> [Problem statement]
Only the lines from the start of the data below through the line that contains "const seriesNames = ['DESI" are to be copied, exactly and without pictures.

> [Recorded information]
::::

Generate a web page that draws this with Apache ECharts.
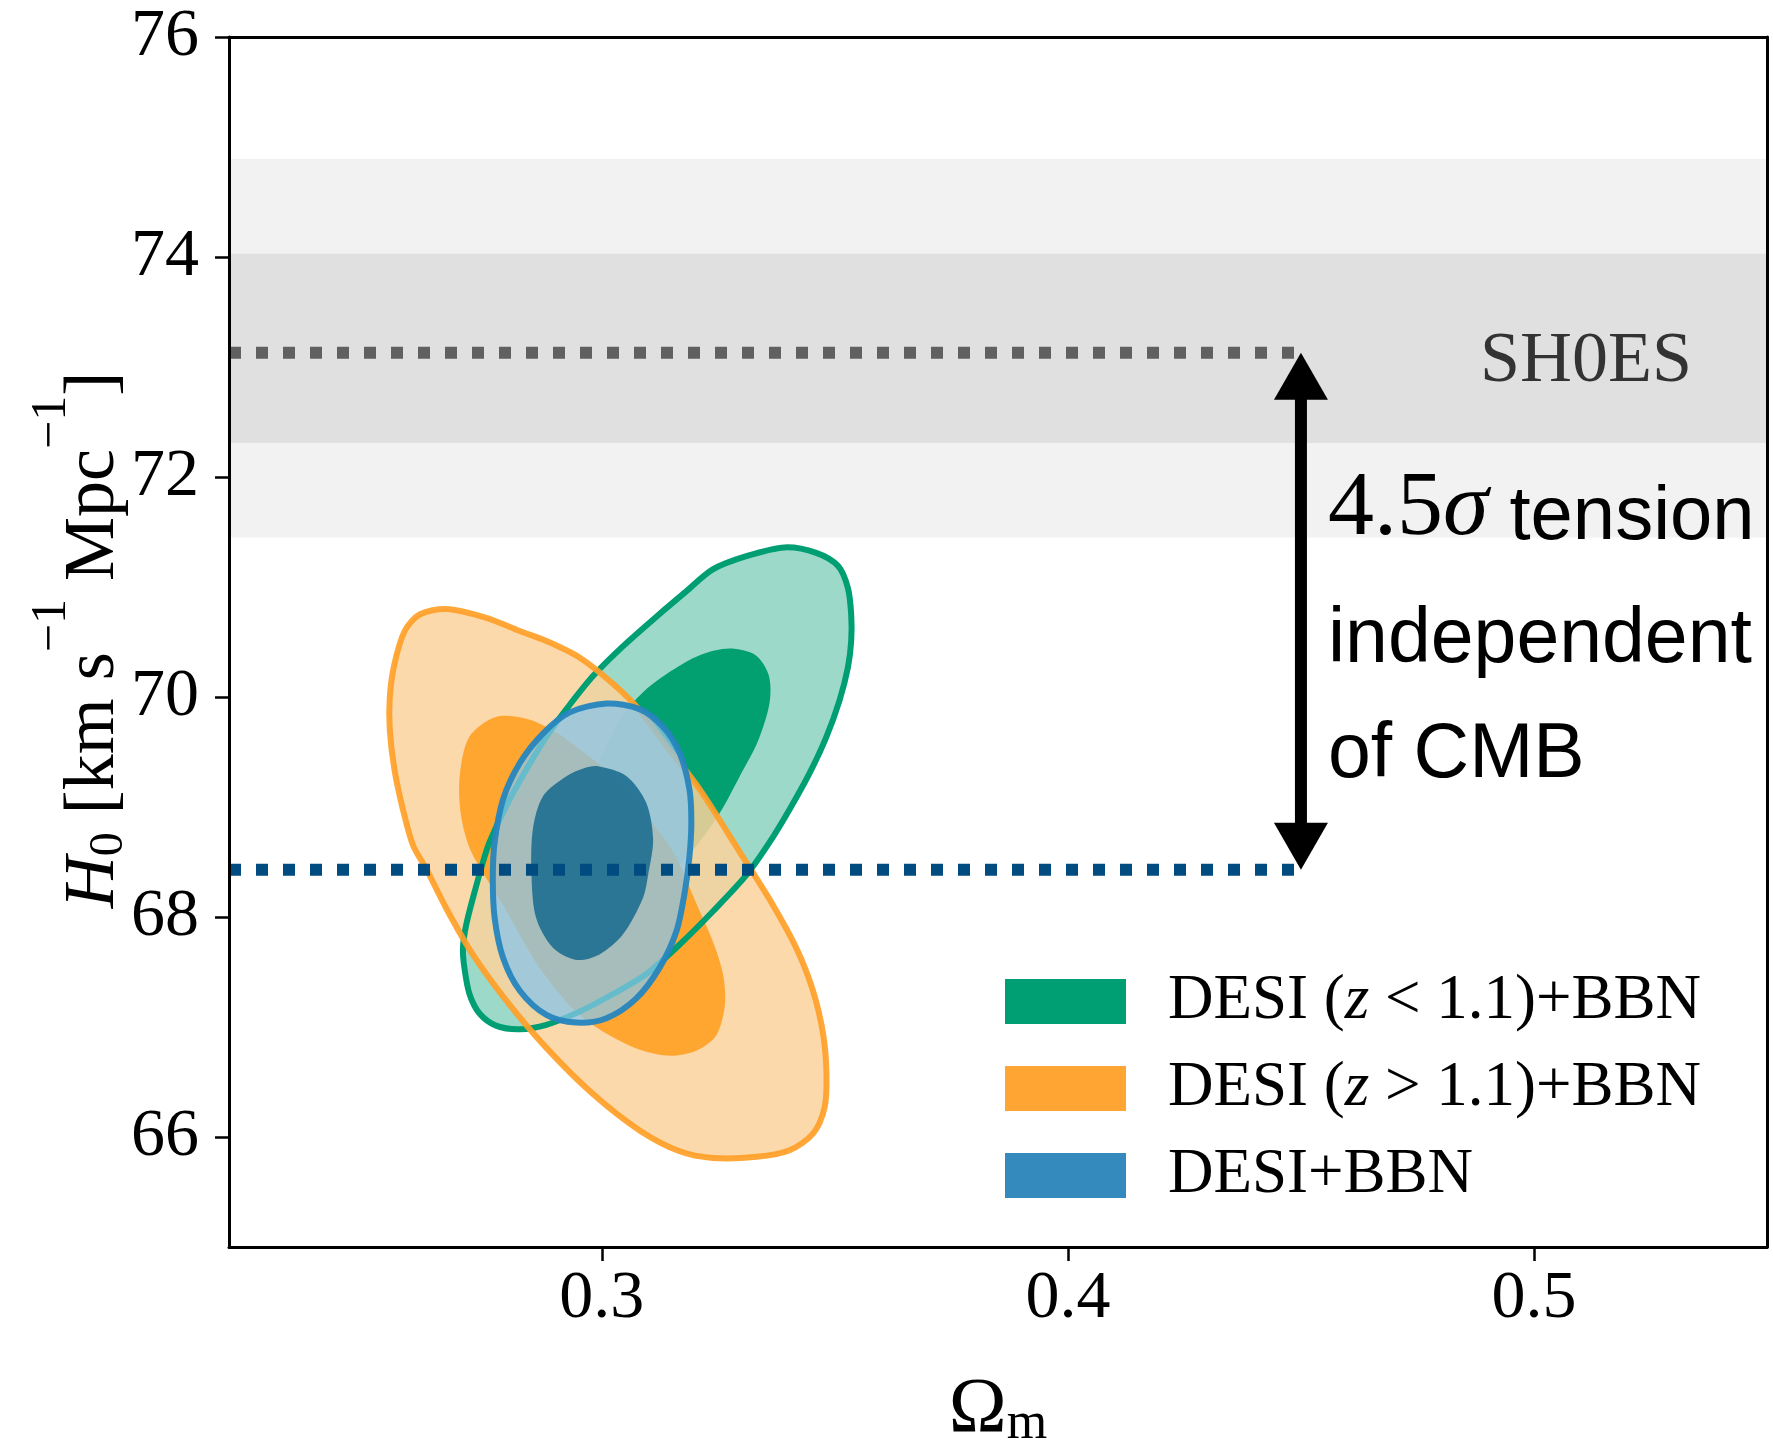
<!DOCTYPE html>
<html>
<head>
<meta charset="utf-8">
<script src="https://cdn.jsdelivr.net/npm/echarts@6/dist/echarts.min.js"></script>
<style>
html,body{margin:0;padding:0;background:#fff;overflow:hidden;width:1773px;height:1455px;}
#chart{width:1773px;height:1455px;}
</style>
</head>
<body>
<div id="chart"></div>
<script>
// ---------------- data ----------------
const omegaRange = [0.22, 0.55];
const h0Range = [65, 76];
const omegaTicks = [0.3, 0.4, 0.5];
const h0Ticks = [66, 68, 70, 72, 74, 76];

const seriesNames = ['DESI (z < 1.1)+BBN', 'DESI (z > 1.1)+BBN', 'DESI+BBN'];

// SH0ES bands [low, high] (2 sigma, 1 sigma) and central value
const shoesBands = [[71.45, 74.89], [72.31, 74.03]];
const shoesH0 = 73.13;
const desiH0 = 68.43;
const arrowOmega = 0.45;

// contours [Omega_m, H0]
const greenOuter = [[0.3392,71.36],[0.3460,71.31],[0.3507,71.19],[0.3528,70.99],[0.3535,70.75],[0.3535,70.51],[0.3528,70.27],[0.3510,69.97],[0.3482,69.64],[0.3446,69.31],[0.3403,68.98],[0.3360,68.68],[0.3310,68.38],[0.3238,68.05],[0.3167,67.75],[0.3095,67.48],[0.3024,67.30],[0.2952,67.14],[0.2881,67.02],[0.2824,66.98],[0.2774,67.01],[0.2738,67.12],[0.2716,67.30],[0.2705,67.54],[0.2702,67.72],[0.2709,67.93],[0.2727,68.23],[0.2745,68.50],[0.2759,68.68],[0.2795,69.01],[0.2838,69.34],[0.2881,69.64],[0.2924,69.89],[0.2981,70.19],[0.3045,70.46],[0.3117,70.73],[0.3181,70.96],[0.3238,71.16],[0.3310,71.28]];
const greenInner = [[0.3274,70.44],[0.3330,70.38],[0.3358,70.20],[0.3360,69.95],[0.3335,69.60],[0.3296,69.28],[0.3255,68.96],[0.3205,68.66],[0.3140,68.36],[0.3060,68.10],[0.2980,67.95],[0.2920,67.95],[0.2890,68.10],[0.2885,68.40],[0.2920,68.80],[0.2980,69.30],[0.3040,69.80],[0.3090,70.05],[0.3150,70.24],[0.3210,70.38]];
const orangeOuter = [[0.2666,70.80],[0.2752,70.72],[0.2824,70.60],[0.2881,70.51],[0.2952,70.36],[0.3024,70.12],[0.3081,69.88],[0.3145,69.52],[0.3210,69.16],[0.3296,68.59],[0.3367,68.11],[0.3417,67.72],[0.3453,67.33],[0.3475,66.93],[0.3482,66.57],[0.3478,66.27],[0.3453,66.03],[0.3403,65.88],[0.3332,65.82],[0.3238,65.81],[0.3167,65.87],[0.3081,66.06],[0.2981,66.39],[0.2881,66.81],[0.2795,67.24],[0.2723,67.66],[0.2666,68.08],[0.2623,68.44],[0.2595,68.65],[0.2573,68.98],[0.2555,69.34],[0.2545,69.70],[0.2545,70.00],[0.2555,70.30],[0.2577,70.60],[0.2609,70.75]];
const orangeInner = [[0.2774,69.82],[0.2840,69.80],[0.2902,69.68],[0.2960,69.50],[0.3024,69.28],[0.3090,68.95],[0.3153,68.59],[0.3203,68.12],[0.3238,67.78],[0.3260,67.48],[0.3264,67.20],[0.3245,66.92],[0.3200,66.78],[0.3140,66.74],[0.3060,66.83],[0.2952,67.11],[0.2866,67.54],[0.2788,68.11],[0.2720,68.59],[0.2698,68.92],[0.2695,69.28],[0.2716,69.64]];
const blueOuter = [[0.3010,69.94],[0.3081,69.89],[0.3131,69.73],[0.3167,69.49],[0.3188,69.16],[0.3192,68.86],[0.3188,68.55],[0.3178,68.23],[0.3160,67.87],[0.3124,67.54],[0.3074,67.26],[0.3010,67.08],[0.2945,67.04],[0.2881,67.11],[0.2824,67.33],[0.2788,67.63],[0.2770,67.99],[0.2766,68.35],[0.2770,68.68],[0.2788,69.07],[0.2824,69.40],[0.2874,69.67],[0.2931,69.86]];
const blueInner = [[0.2992,69.37],[0.3053,69.28],[0.3095,69.04],[0.3110,68.71],[0.3100,68.40],[0.3088,68.17],[0.3045,67.84],[0.2995,67.66],[0.2945,67.61],[0.2895,67.72],[0.2859,67.99],[0.2849,68.38],[0.2852,68.80],[0.2874,69.10],[0.2924,69.28],[0.2960,69.35]];

// ---------------- styles ----------------
const SERIF = "'Liberation Serif', 'DejaVu Serif', serif";
const SANS = "'Liberation Sans', Arial, sans-serif";
const legendColors = ['#009e73', '#ffa533', '#348abd'];
const LINE_W = 6;

function contourSeries(name, legendColor, layers, z) {
  return {
    type: 'custom', name: name, z: z, silent: true, animation: false,
    coordinateSystem: 'cartesian2d',
    itemStyle: { color: legendColor },
    data: layers[0].pts,
    encode: { x: 0, y: 1 },
    renderItem: function (params, api) {
      if (params.dataIndex !== 0) return null;
      return {
        type: 'group',
        children: layers.map(function (l) {
          const pts = l.pts.map(function (p) { return api.coord(p); });
          return {
            type: 'polygon',
            shape: { points: pts, smooth: 0.3 },
            style: l.stroke ? { fill: 'none', stroke: l.stroke, lineWidth: LINE_W } : { fill: l.fill }
          };
        })
      };
    }
  };
}

const chart = echarts.init(document.getElementById('chart'), null, { renderer: 'canvas' });

const axisLabelStyle = { fontFamily: SERIF, fontSize: 68, color: '#000' };

const option = {
  animation: false,
  backgroundColor: '#fff',
  grid: { left: 229, right: 6, top: 37, bottom: 197, containLabel: false },
  xAxis: [{
    type: 'value', min: omegaRange[0], max: omegaRange[1], position: 'bottom', z: 10,
    axisLine: { show: true, onZero: false, lineStyle: { color: '#000', width: 3 } },
    axisTick: { show: true, length: 14, lineStyle: { color: '#000', width: 2.5 }, customValues: omegaTicks },
    axisLabel: Object.assign({ customValues: omegaTicks, margin: 18, formatter: function (v) { return v.toFixed(1); } }, axisLabelStyle),
    splitLine: { show: false },
    name: '{o|Ω}{m|m}', nameLocation: 'middle', nameGap: 125,
    nameTextStyle: { rich: {
      o: { fontFamily: SERIF, fontSize: 78, lineHeight: 78, verticalAlign: 'bottom', color: '#000' },
      m: { fontFamily: SERIF, fontSize: 52, lineHeight: 38, verticalAlign: 'bottom', color: '#000' }
    } }
  }, {
    type: 'value', min: omegaRange[0], max: omegaRange[1], position: 'top', z: 10,
    axisLine: { show: true, onZero: false, lineStyle: { color: '#000', width: 3 } },
    axisTick: { show: false }, axisLabel: { show: false }, splitLine: { show: false }
  }],
  yAxis: [{
    type: 'value', min: h0Range[0], max: h0Range[1], position: 'left', z: 10,
    axisLine: { show: true, onZero: false, lineStyle: { color: '#000', width: 3 } },
    axisTick: { show: true, length: 14, lineStyle: { color: '#000', width: 2.5 }, customValues: h0Ticks },
    axisLabel: Object.assign({ customValues: h0Ticks, margin: 30 }, axisLabelStyle),
    splitLine: { show: false }
  }, {
    type: 'value', min: h0Range[0], max: h0Range[1], position: 'right', z: 10,
    axisLine: { show: true, onZero: false, lineStyle: { color: '#000', width: 3 } },
    axisTick: { show: false }, axisLabel: { show: false }, splitLine: { show: false }
  }],
  legend: {
    orient: 'vertical', left: 1005, top: 970, padding: 0, itemGap: 24,
    itemWidth: 121, itemHeight: 45, icon: 'rect',
    data: seriesNames,
    selectedMode: false,
    formatter: function (name) {
      if (name === seriesNames[0]) return 'DESI ({z|z} < 1.1)+BBN';
      if (name === seriesNames[1]) return 'DESI ({z|z} > 1.1)+BBN';
      return name;
    },
    textStyle: {
      fontFamily: SERIF, fontSize: 63, color: '#000', padding: [0, 0, 0, 37],
      rich: { z: { fontFamily: SERIF, fontStyle: 'italic', fontSize: 63, color: '#000' } }
    }
  },
  series: [
    // SH0ES bands
    {
      type: 'custom', z: 1, silent: true, animation: false,
      data: shoesBands,
      encode: { y: [0, 1] },
      renderItem: function (params, api) {
        const lo = api.value(0), hi = api.value(1);
        const p1 = api.coord([omegaRange[0], hi]);
        const p2 = api.coord([omegaRange[1], lo]);
        return { type: 'rect', shape: { x: p1[0], y: p1[1], width: p2[0] - p1[0], height: p2[1] - p1[1] },
          style: { fill: params.dataIndex === 0 ? '#f2f2f2' : '#e0e0e0' } };
      }
    },
    contourSeries(seriesNames[0], legendColors[0], [
      { pts: greenOuter, fill: 'rgba(0,158,115,0.39)' },
      { pts: greenInner, fill: '#02a070' }
    ], 2),
    contourSeries(seriesNames[1], legendColors[1], [
      { pts: orangeOuter, fill: 'rgba(252,210,155,0.85)' },
      { pts: orangeInner, fill: 'rgba(255,160,36,0.9)' }
    ], 3),
    contourSeries(seriesNames[0], legendColors[0], [
      { pts: greenOuter, stroke: '#009e73' }
    ], 4),
    contourSeries(seriesNames[1], legendColors[1], [
      { pts: orangeOuter, stroke: 'rgba(255,160,40,0.92)' }
    ], 5),
    contourSeries(seriesNames[2], legendColors[2], [
      { pts: blueOuter, fill: 'rgba(138,198,233,0.75)' },
      { pts: blueInner, fill: 'rgba(30,110,145,0.9)' },
      { pts: blueOuter, stroke: 'rgba(38,133,190,0.95)' }
    ], 6),
    // dotted reference lines
    {
      type: 'line', z: 8, silent: true, showSymbol: false, symbol: 'none',
      data: [[omegaRange[0], shoesH0], [arrowOmega, shoesH0]],
      lineStyle: { color: '#606060', width: 12, type: [12, 15], cap: 'butt' }
    },
    {
      type: 'line', z: 8, silent: true, showSymbol: false, symbol: 'none',
      data: [[omegaRange[0], desiH0], [arrowOmega, desiH0]],
      lineStyle: { color: '#004c80', width: 12, type: [12, 15], cap: 'butt' }
    },
    // double arrow
    {
      type: 'custom', z: 9, silent: true, animation: false,
      data: [[arrowOmega, desiH0, shoesH0]],
      encode: { x: 0, y: [1, 2] },
      renderItem: function (params, api) {
        const lo = api.coord([api.value(0), api.value(1)]);
        const hi = api.coord([api.value(0), api.value(2)]);
        const x = lo[0], hl = 47, hw = 27;
        return { type: 'group', children: [
          { type: 'line', shape: { x1: x, y1: hi[1] + hl - 2, x2: x, y2: lo[1] - hl + 2 }, style: { stroke: '#000', lineWidth: 12 } },
          { type: 'polygon', shape: { points: [[x, hi[1]], [x - hw, hi[1] + hl], [x + hw, hi[1] + hl]] }, style: { fill: '#000' } },
          { type: 'polygon', shape: { points: [[x, lo[1]], [x - hw, lo[1] - hl], [x + hw, lo[1] - hl]] }, style: { fill: '#000' } }
        ] };
      }
    }
  ],
  graphic: [
    // y-axis title (rotated)
    { type: 'text', z: 20, x: 94, y: 640, rotation: Math.PI / 2,
      style: {
        text: '{i|H}{sb|0}{n| [km s}{sp|−1}{n| Mpc}{sp|−1}{n|]}',
        align: 'center', verticalAlign: 'middle',
        rich: {
          i: { fontFamily: SERIF, fontStyle: 'italic', fontSize: 72, lineHeight: 72, verticalAlign: 'middle', fill: '#000' },
          n: { fontFamily: SERIF, fontSize: 72, lineHeight: 72, verticalAlign: 'middle', fill: '#000' },
          sb: { fontFamily: SERIF, fontSize: 48, lineHeight: 48, verticalAlign: 'middle', padding: [30, 0, 0, 0], fill: '#000' },
          sp: { fontFamily: SERIF, fontSize: 50, lineHeight: 50, verticalAlign: 'middle', padding: [0, 0, 84, 0], fill: '#000' }
        }
      } },
    { type: 'text', z: 20, style: { x: 1586, y: 362, text: 'SH0ES', fontFamily: SERIF, fontSize: 72, fill: '#333', align: 'center', verticalAlign: 'middle' } },
    { type: 'text', z: 20, style: { x: 1328, y: 556, text: '{n|4.5}{s|σ}{t| tension}', verticalAlign: 'bottom', align: 'left',
      rich: {
        n: { fontFamily: SERIF, fontSize: 92, lineHeight: 92, verticalAlign: 'bottom', fill: '#000' },
        s: { fontFamily: SERIF, fontStyle: 'italic', fontSize: 92, lineHeight: 92, verticalAlign: 'bottom', fill: '#000' },
        t: { fontFamily: SANS, fontSize: 76, lineHeight: 76, verticalAlign: 'bottom', fill: '#000' }
      } } },
    { type: 'text', z: 20, style: { x: 1328, y: 679, text: 'independent', fontFamily: SANS, fontSize: 77, fill: '#000', align: 'left', verticalAlign: 'bottom', lineHeight: 77 } },
    { type: 'text', z: 20, style: { x: 1328, y: 794, text: 'of CMB', fontFamily: SANS, fontSize: 77, fill: '#000', align: 'left', verticalAlign: 'bottom', lineHeight: 77 } }
  ]
};

chart.setOption(option);
</script>
</body>
</html>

::::

> [Written solution]
Generate a web page that draws this with Apache ECharts.
<!DOCTYPE html>
<html>
<head>
<meta charset="utf-8">
<script src="https://cdn.jsdelivr.net/npm/echarts@6/dist/echarts.min.js"></script>
<style>
html,body{margin:0;padding:0;background:#fff;overflow:hidden;width:1773px;height:1455px;}
#chart{width:1773px;height:1455px;}
</style>
</head>
<body>
<div id="chart"></div>
<script>
// ---------------- data ----------------
const omegaRange = [0.22, 0.55];
const h0Range = [65, 76];
const omegaTicks = [0.3, 0.4, 0.5];
const h0Ticks = [66, 68, 70, 72, 74, 76];

const seriesNames = ['DESI (z < 1.1)+BBN', 'DESI (z > 1.1)+BBN', 'DESI+BBN'];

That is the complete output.